*Stated exercise*: Write out the material exactly. Do not include the pictures.

(Excerpt from a dataset)
################
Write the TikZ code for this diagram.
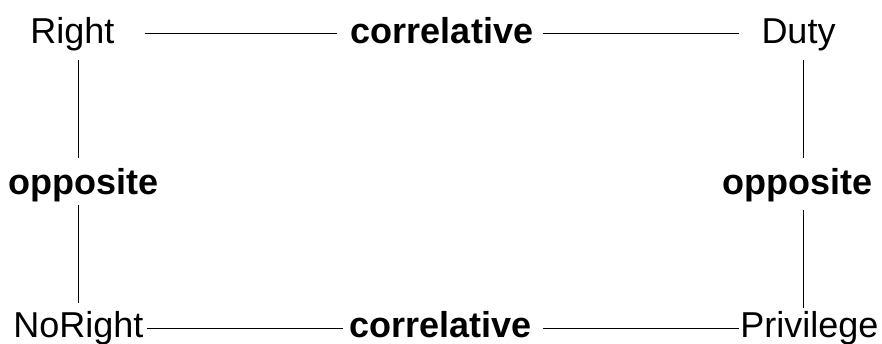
\documentclass[tikz,border=0pt]{standalone}
\usepackage{fontspec}
\setmainfont{Liberation Sans}
\begin{document}
\begin{tikzpicture}[x=1pt,y=1pt,
  lbl/.style={inner sep=0pt, font=\fontsize{36}{40}\selectfont, text height=25.8pt, text depth=7.6pt},
  rel/.style={lbl, font=\fontsize{36}{40}\selectfont\bfseries},
  link/.style={line width=1pt, draw=black}]
\useasboundingbox (0,0) rectangle (882,343);
\node[lbl] (right) at (72.5,309) {Right};
\node[rel] (ctop) at (442,309) {correlative};
\node[lbl] (duty) at (798.5,309) {Duty};
\node[rel] (oppl) at (83.5,158) {opposite};
\node[rel] (oppr) at (797,158) {opposite};
\node[lbl] (noright) at (78.5,15) {NoRight};
\node[rel] (cbot) at (440.5,15) {correlative};
\node[lbl] (priv) at (809.5,15) {Privilege};
\coordinate (xl) at (78,0);
\coordinate (xr) at (803,0);
% horizontal connectors
\draw[link, shorten <=30pt, shorten >=14pt] (right.east) -- (ctop.west);
\draw[link, shorten <=10pt, shorten >=22pt] (ctop.east) -- (duty.west);
\draw[link, shorten <=3pt, shorten >=6pt] (noright.east) -- (cbot.west);
\draw[link, shorten <=11pt, shorten >=1.5pt] (cbot.east) -- (priv.west);
% vertical connectors
\draw[link, shorten <=9.4pt, shorten >=10pt] (right.south -| xl) -- (oppl.north -| xl);
\draw[link, shorten <=3.4pt, shorten >=8pt] (oppl.south -| xl) -- (noright.north -| xl);
\draw[link, shorten <=9.4pt, shorten >=10pt] (duty.south -| xr) -- (oppr.north -| xr);
\draw[link, shorten <=8.4pt, shorten >=3pt] (oppr.south -| xr) -- (priv.north -| xr);
\end{tikzpicture}
\end{document}
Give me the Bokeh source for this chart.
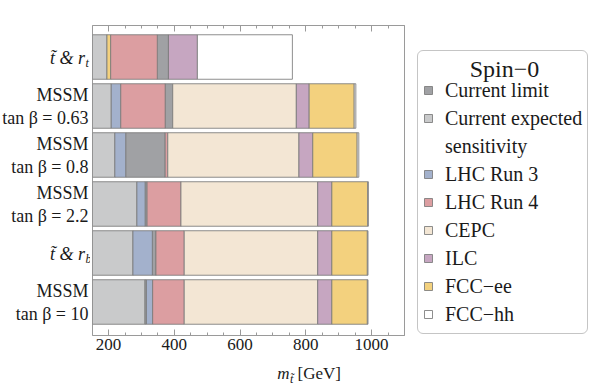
################
*Final answer*:
Write the TikZ code for this diagram.
\documentclass[tikz,border=0pt]{standalone}
\usepackage{fontspec}
\setmainfont{Liberation Sans}
\begin{document}
\begin{tikzpicture}[x=1pt,y=1pt,
  lbl/.style={inner sep=0pt, font=\fontsize{36}{40}\selectfont, text height=25.8pt, text depth=7.6pt},
  rel/.style={lbl, font=\fontsize{36}{40}\selectfont\bfseries},
  link/.style={line width=1pt, draw=black}]
\useasboundingbox (0,0) rectangle (882,343);
\node[lbl] (right) at (72.5,309) {Right};
\node[rel] (ctop) at (442,309) {correlative};
\node[lbl] (duty) at (798.5,309) {Duty};
\node[rel] (oppl) at (83.5,158) {opposite};
\node[rel] (oppr) at (797,158) {opposite};
\node[lbl] (noright) at (78.5,15) {NoRight};
\node[rel] (cbot) at (440.5,15) {correlative};
\node[lbl] (priv) at (809.5,15) {Privilege};
\coordinate (xl) at (78,0);
\coordinate (xr) at (803,0);
% horizontal connectors
\draw[link, shorten <=30pt, shorten >=14pt] (right.east) -- (ctop.west);
\draw[link, shorten <=10pt, shorten >=22pt] (ctop.east) -- (duty.west);
\draw[link, shorten <=3pt, shorten >=6pt] (noright.east) -- (cbot.west);
\draw[link, shorten <=11pt, shorten >=1.5pt] (cbot.east) -- (priv.west);
% vertical connectors
\draw[link, shorten <=9.4pt, shorten >=10pt] (right.south -| xl) -- (oppl.north -| xl);
\draw[link, shorten <=3.4pt, shorten >=8pt] (oppl.south -| xl) -- (noright.north -| xl);
\draw[link, shorten <=9.4pt, shorten >=10pt] (duty.south -| xr) -- (oppr.north -| xr);
\draw[link, shorten <=8.4pt, shorten >=3pt] (oppr.south -| xr) -- (priv.north -| xr);
\end{tikzpicture}
\end{document}
Give me the Bokeh source for this chart.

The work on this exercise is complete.